Become nothing inside, achieve the mind of a beginner, stop identifying with what’s in your head and you’ll eventually reach effortless peace inside. That’s all there is. There are many methods that help to achieve such a state of being, including meditation, but there is no reason to get religious or spiritual about it. In fact, to become a “spiritual person” is quite the opposite of dropping belief systems in the first place.

You can unburden yourself of suffering, drop all opinions and sense of identity, and yet still function perfectly well with dreams and ambitions as you do now. You can be intelligent, learn things and run your own business. The difference is that if you don’t achieve anything or you lose it all, it doesn’t matter. You’re happy, always, and isn’t that the greatest achievement one can reach in life?

Your mind is an incredible tool, capable of tremendous feats. Everything that humans have brought into existence was once no more than a thought. It truly is amazing, but it’s all too easy to have too much of a good thing. Momentum builds up over time and we move from one activity to the next, one accomplishment to the other, one break down to a new. Endlessly distracting ourselves with flashy apps and dangerous activities.
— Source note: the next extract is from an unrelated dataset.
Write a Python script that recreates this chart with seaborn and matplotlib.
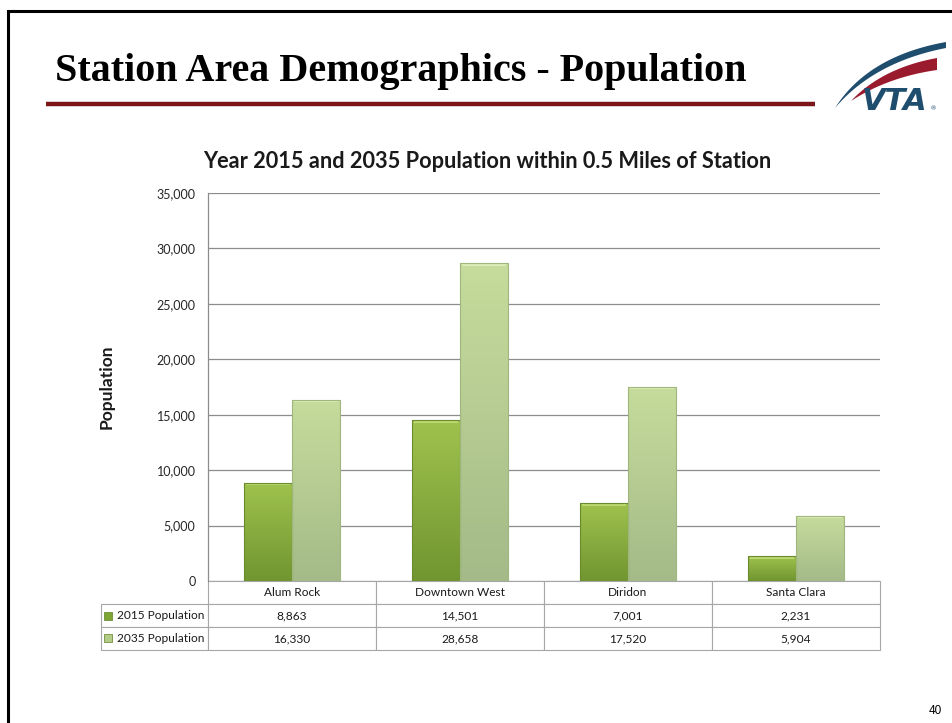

Break the momentum, marinade in the effortlessness of simply being.

Life is actually very easy. It’s effortless; it goes on whether you add to it or not. We just make it hard with all of our busy work. It is fine to have goals and interests, just do not identify with them. Once day you’ll be finished and will seek to occupy your time with the next thing before long. The thing you are really searching for, deep down, is already there. It’s you.

Stop avoiding the feeling of existing. Dive into it, discover yourself beneath the conditioned mind of thought, opinion and emotion. Join the dance of life, and everything will work out perfectly well.